Stefanie O’Keefe would like to raise awareness about Alzheimer’s disease in her community. For the past month, she has been working on a memoir retelling her experience as a caregiver.
She said personal stories can bolster the literature on mental health.
“I just want to talk about those struggles,” O’Keefe said, “to help people who will be going through it. Alzheimer’s is picking up, and there are a lot more people experiencing it. I knew a lot of people whose grandparents had it, but you experience it differently as the main caregiver.”
O’Keefe has looked after her mother, who suffers from posterior cortical atrophy, for five years. She said the majority of her knowledge has come from first-hand experience.
“I’ve learned so much about Alzheimer’s that I didn’t know,” O’Keefe said. “I just thought that people lost their memory, didn’t know anybody anymore and needed to go into a nursing home. But I didn’t realize that there’s medications, violence and anger.”
O’Keefe said she wishes more information existed for first-time caregivers.
When her mother started to encounter difficulty performing routine tasks in 2011 and 2012, O’Keefe began looking for insight because she knew something was wrong.
“She used to be a really good seamstress,” O’Keefe said. “She used to sew bridal dresses at Vera’s in Madison, yet she couldn’t do something really simple that I needed her to hem for me. And I remember thinking that was really strange.”
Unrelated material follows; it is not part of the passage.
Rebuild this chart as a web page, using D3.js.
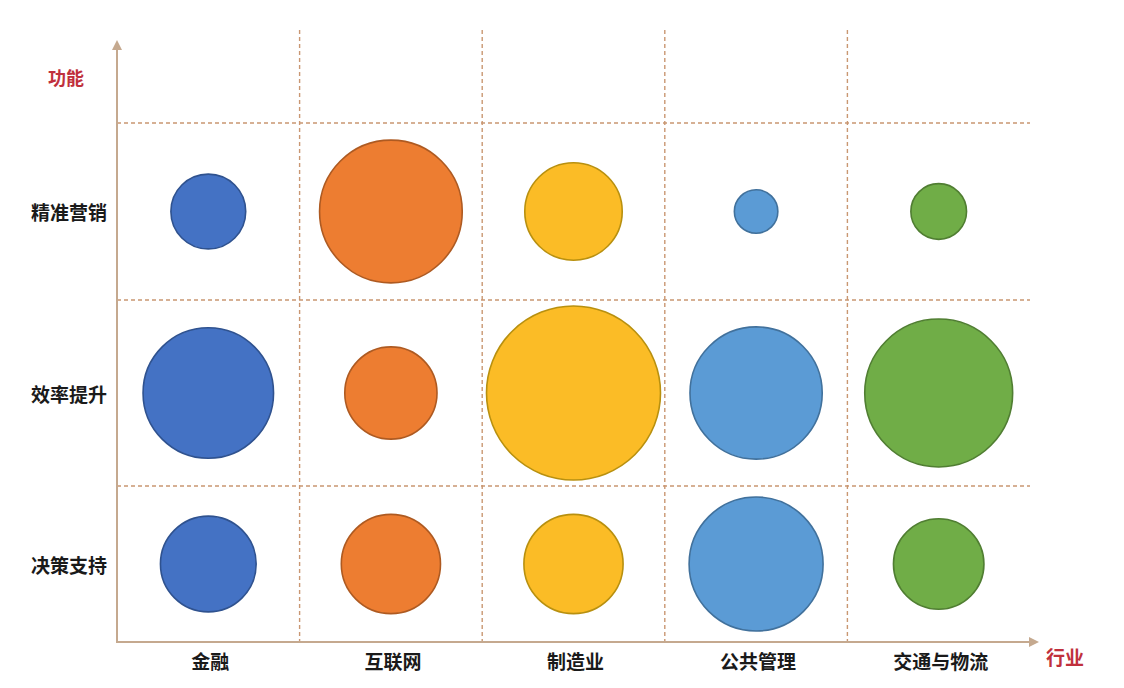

The literature she found on the topic was mostly science-based, O’Keefe said, and had been written by scientists and researchers. Personal stories were few and far between.
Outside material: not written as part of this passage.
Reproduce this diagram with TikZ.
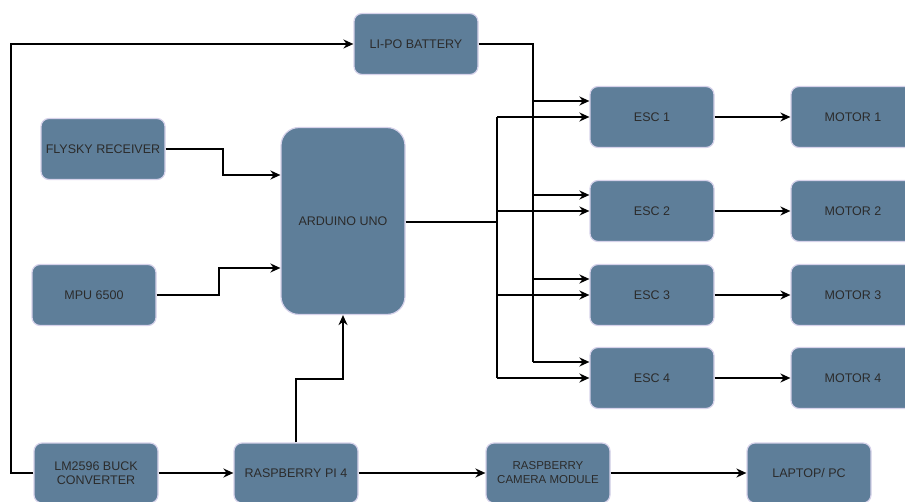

The void left her unprepared to care for a patient with Alzheimer’s disease.
“Literally overnight,” O’Keefe said, “she couldn’t be left alone. She needed 24-hour care…And as a caregiver, sometimes you can’t sleep because you’re so worried about their safety and all of that. It started to take a toll on me.”
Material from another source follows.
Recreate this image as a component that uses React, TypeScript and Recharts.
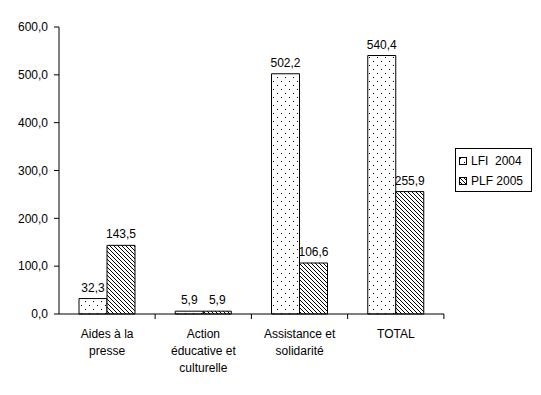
import React from 'react';
import { BarChart, Bar, XAxis, YAxis, LabelList } from 'recharts';

const categories = ['Aides à la presse', 'Action éducative et culturelle', 'Assistance et solidarité', 'TOTAL'];
const lfi2004 = [32.3, 5.9, 502.2, 540.4];
const plf2005 = [143.5, 5.9, 106.6, 255.9];
const xLabelLines = [['Aides à la', 'presse'], ['Action', 'éducative et', 'culturelle'], ['Assistance et', 'solidarité'], ['TOTAL']];
const yTicks = [0, 100, 200, 300, 400, 500, 600];
const seriesNames = ['LFI  2004', 'PLF 2005'];

const data = categories.map((name, i) => ({ name, lfi: lfi2004[i], plf: plf2005[i] }));

const FONT = '"Liberation Sans", Arial, sans-serif';
const fmt = (v: number) => v.toFixed(1).replace('.', ',');

const PLOT_W = 384;
const BAND = PLOT_W / categories.length;

const Patterns = ({ prefix }: { prefix: string }) => (
  <defs>
    <pattern id={`${prefix}-dots`} width="8" height="8" patternUnits="userSpaceOnUse">
      <rect width="8" height="8" fill="#fff" />
      <rect x="1" y="1" width="1" height="1" fill="#000" />
      <rect x="5" y="5" width="1" height="1" fill="#000" />
    </pattern>
    <pattern id={`${prefix}-hatch`} width="4" height="4" patternUnits="userSpaceOnUse">
      <rect width="4" height="4" fill="#fff" />
      <path d="M-1,-1 L5,5 M3,-1 L5,1 M-1,3 L1,5" stroke="#000" strokeWidth="1" />
    </pattern>
  </defs>
);

const XTick = (props: any) => {
  const { x, y, index } = props;
  const lines: string[] = xLabelLines[index] || [];
  return (
    <g>
      <line x1={x + BAND / 2} y1={y - 8} x2={x + BAND / 2} y2={y - 3} stroke="#000" />
      <text x={x} y={y + 16} textAnchor="middle" fontFamily={FONT} fontSize={12} fill="#000">
        {lines.map((l, i) => (
          <tspan key={i} x={x} dy={i === 0 ? 0 : 17}>{l}</tspan>
        ))}
      </text>
    </g>
  );
};

const LegendBox = () => (
  <div
    style={{
      position: 'absolute',
      left: 455,
      top: 148,
      border: '1px solid #000',
      background: '#fff',
      width: 75,
      height: 42,
      boxSizing: 'content-box',
      fontFamily: FONT,
      fontSize: 12,
      color: '#000',
    }}
  >
    {seriesNames.map((label, i) => (
      <div key={i} style={{ display: 'flex', alignItems: 'center', height: 20, paddingLeft: 3, marginTop: i === 0 ? 2 : 0 }}>
        <svg width={9} height={9} style={{ marginRight: 3 }}>
          <Patterns prefix={`lg${i}`} />
          <rect x={0.5} y={0.5} width={7} height={7} fill={`url(#lg${i}-${i === 0 ? 'dots' : 'hatch'})`} stroke="#000" />
        </svg>
        <span style={{ whiteSpace: 'pre' }}>{label}</span>
      </div>
    ))}
  </div>
);

export default function App() {
  return (
    <div style={{ position: 'absolute', left: 0, top: 0, width: 541, height: 395, background: '#fff' }}>
      <BarChart
        width={541}
        height={395}
        data={data}
        margin={{ top: 27, right: 97, left: 0, bottom: 0 }}
        barCategoryGap={20}
        barGap={0}
      >
        <Patterns prefix="ch" />
        <XAxis
          dataKey="name"
          height={81}
          axisLine={{ stroke: '#000' }}
          tickLine={false}
          tick={<XTick />}
          interval={0}
        />
        <YAxis
          width={59}
          domain={[0, 600]}
          ticks={yTicks}
          tickFormatter={fmt}
          axisLine={{ stroke: '#000' }}
          tickLine={{ stroke: '#000' }}
          tickSize={5}
          tickMargin={6}
          tick={{ fontFamily: FONT, fontSize: 12, fill: '#000' }}
          interval={0}
        />
        <Bar dataKey="lfi" name={seriesNames[0]} fill="url(#ch-dots)" stroke="#000" strokeWidth={1} isAnimationActive={false}>
          <LabelList dataKey="lfi" position="top" formatter={(v: any) => fmt(Number(v))} style={{ fontFamily: FONT, fontSize: 12, fill: '#000' }} offset={7} />
        </Bar>
        <Bar dataKey="plf" name={seriesNames[1]} fill="url(#ch-hatch)" stroke="#000" strokeWidth={1} isAnimationActive={false}>
          <LabelList dataKey="plf" position="top" formatter={(v: any) => fmt(Number(v))} style={{ fontFamily: FONT, fontSize: 12, fill: '#000' }} offset={7} />
        </Bar>
      </BarChart>
      <LegendBox />
    </div>
  );
}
O’Keefe reached out to the Alzheimer’s Association for assistance. The organization pointed her in the direction of resources that could help with her family’s situation, such as palliative care.
Her mother Kay has been receiving in-home hospice care for the past year and a half now.
“That’s one of the things that people need to be more educated about when they’re on this journey,” O’Keefe said, “because there are resources out there to help you people just don’t know about, unless they’ve gone through it.”
O’Keefe will participate in the Alzheimer’s Walk on Oct. 6 at James Madison Memorial High School. A release date for her memoir has not been set.